Paul Melly, an Associate Africa Programme fellow at London-based think tank Chatham House, explained: “If this model [for the intervention in Mali] works, it is one that could be extended more widely. So Mali is something of a test bed.”

The White Paper confirms the French alignment on Washington associated with Hollande’s conservative predecessor, Nicolas Sarkozy. Under Sarkozy, France re-integrated itself into the NATO military structure in 2009, before discussing a possible military alliance with Britain, a close US ally, in 2010, and fighting a wave of US-led wars starting in 2011.

The White Paper backs the US war drive against Iran, charging without proof that Iran is developing nuclear weapons: “The Persian Gulf takes on particular strategic importance, [because] Iran’s race to develop nuclear military capacities creates a risk of proliferation.”

The White Paper calls for France to increase its influence in the region, working with the United States and its regional proxies. It notes that “France has reinforced its presence and its defence cooperation” with the United Arab Emirates, Kuwait, and Qatar—including building a military base in Abu Dhabi, the UAE’s capital.

In Asia, the White Paper praises the US “pivot to Asia” that aims to contain China and has escalated military tensions between Washington and Beijing. Like Washington, Paris views China’s rising influence as a threat to its geo-strategic interests, particularly in Africa.

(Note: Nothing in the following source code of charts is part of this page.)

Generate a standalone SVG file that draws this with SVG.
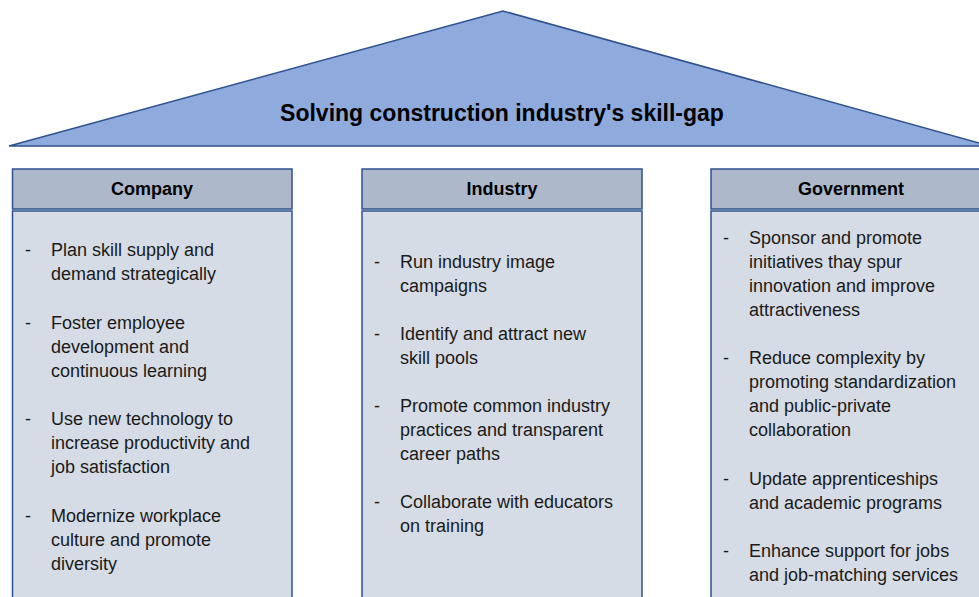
<svg xmlns="http://www.w3.org/2000/svg" width="979" height="597" viewBox="0 0 979 597">
<style>
.roof{fill:#8faadc;stroke:#2f528f;stroke-width:1.5}
.hdr{fill:#adb9ca;stroke:#2f528f;stroke-width:1.5}
.body{fill:#d6dce5;stroke:#2f528f;stroke-width:1.5}
.title{font-family:"Liberation Sans",Arial,sans-serif;font-weight:bold;font-size:23px;fill:#000;text-anchor:middle}
.h{font-family:"Liberation Sans",Arial,sans-serif;font-weight:bold;font-size:18px;fill:#000;text-anchor:middle}
.t{font-family:"Liberation Sans",Arial,sans-serif;font-size:18px;fill:#1a1a1a}
</style>
<rect width="979" height="597" fill="#ffffff"/>
<g id="roof">
<polygon class="roof" points="9,146 503,11 990,146"/>
<text class="title" x="502" y="121">Solving construction industry's skill-gap</text>
</g>
<g id="company">
<rect class="hdr" x="12.5" y="169" width="279.5" height="40"/>
<rect class="body" x="12.5" y="211" width="279.5" height="400"/>
<text class="h" x="152" y="195">Company</text>
<g class="t">
<text x="25" y="256">-</text><text x="51" y="256">Plan skill supply and</text>
<text x="51" y="280">demand strategically</text>
<text x="25" y="329">-</text><text x="51" y="329">Foster employee</text>
<text x="51" y="353">development and</text>
<text x="51" y="377">continuous learning</text>
<text x="25" y="425">-</text><text x="51" y="425">Use new technology to</text>
<text x="51" y="449">increase productivity and</text>
<text x="51" y="473">job satisfaction</text>
<text x="25" y="522">-</text><text x="51" y="522">Modernize workplace</text>
<text x="51" y="546">culture and promote</text>
<text x="51" y="570">diversity</text>
</g>
</g>
<g id="industry">
<rect class="hdr" x="362" y="169" width="280" height="40"/>
<rect class="body" x="362" y="211" width="280" height="400"/>
<text class="h" x="502" y="195">Industry</text>
<g class="t">
<text x="374" y="268">-</text><text x="400" y="268">Run industry image</text>
<text x="400" y="292">campaigns</text>
<text x="374" y="340">-</text><text x="400" y="340">Identify and attract new</text>
<text x="400" y="364">skill pools</text>
<text x="374" y="412">-</text><text x="400" y="412">Promote common industry</text>
<text x="400" y="436">practices and transparent</text>
<text x="400" y="460">career paths</text>
<text x="374" y="508">-</text><text x="400" y="508">Collaborate with educators</text>
<text x="400" y="532">on training</text>
</g>
</g>
<g id="government">
<rect class="hdr" x="711" y="169" width="290" height="40"/>
<rect class="body" x="711" y="211" width="290" height="400"/>
<text class="h" x="851" y="195">Government</text>
<g class="t">
<text x="723" y="244">-</text><text x="749" y="244">Sponsor and promote</text>
<text x="749" y="268">initiatives thay spur</text>
<text x="749" y="292">innovation and improve</text>
<text x="749" y="316">attractiveness</text>
<text x="723" y="364">-</text><text x="749" y="364">Reduce complexity by</text>
<text x="749" y="388">promoting standardization</text>
<text x="749" y="412">and public-private</text>
<text x="749" y="436">collaboration</text>
<text x="723" y="485">-</text><text x="749" y="485">Update apprenticeships</text>
<text x="749" y="509">and academic programs</text>
<text x="723" y="557">-</text><text x="749" y="557">Enhance support for jobs</text>
<text x="749" y="581">and job-matching services</text>
</g>
</g>
<g id="connectors"></g>
</svg>
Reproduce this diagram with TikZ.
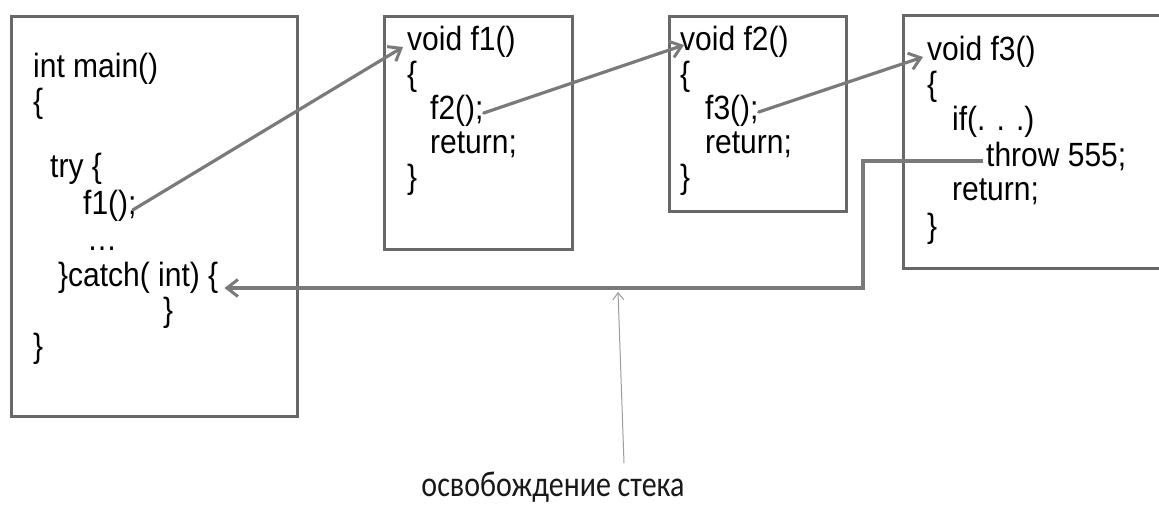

It says, “the equilibrium in East Asia has been profoundly modified by the rising power of China.… Reinforcing America’s military presence in the region can contribute to controlling tensions in Asia.”

In fact, the “pivot to Asia” has immensely escalated tensions in Asia, driving a major war scare over North Korea last month. The White Paper makes clear that France would seek to join in a major regional conflict, pledging that France “would bring, in case of open crisis, a political and military contribution of an appropriate level.”

The paper recommends maintaining France’s nuclear weapons, such as the SN3G submarine and M51 missile programmes, which cost nearly €3.5 billion (US$4.6 billion) per year. While the White Paper asserts that France’s nuclear weapons programme is “strictly defensive,” it adds, “Some of the assets of the nuclear forces can be used for conventional operations with the approval of the President of the Republic.”

The breaking down of barriers between nuclear and conventional forces is a further step towards using nuclear weapons—a threat that has already been raised by French officials. In 2006, then-president Jacques Chirac announced that France might launch nuclear strikes against terrorists, threats to France’s “strategic supplies,” or threats against its allies (see “French president Chirac threatens nuclear retaliation in the event of terrorist attacks”).

Jean-Luc Mélenchon, the leader of the petty-bourgeois Left Front, denounced the cuts in defence spending outlined in the White Paper. He denounced “austerity” and the US alliance as “two mortal dangers for France’s independence and sovereignty”—making a reactionary anti-American appeal, even though he has enthusiastically supported every war fought by Paris in collaboration with Washington, from Libya to the current wars in Mali and Syria.

Melenchon’s pro-war comments reflect the gulf separating the bourgeoisie and the affluent pseudo-left layers represented in the Left Front from the working class. Terrified of the struggles brewing between the working class and the reactionary social and military agenda of Hollande, they demand that ever-more resources be plunged into the war machine.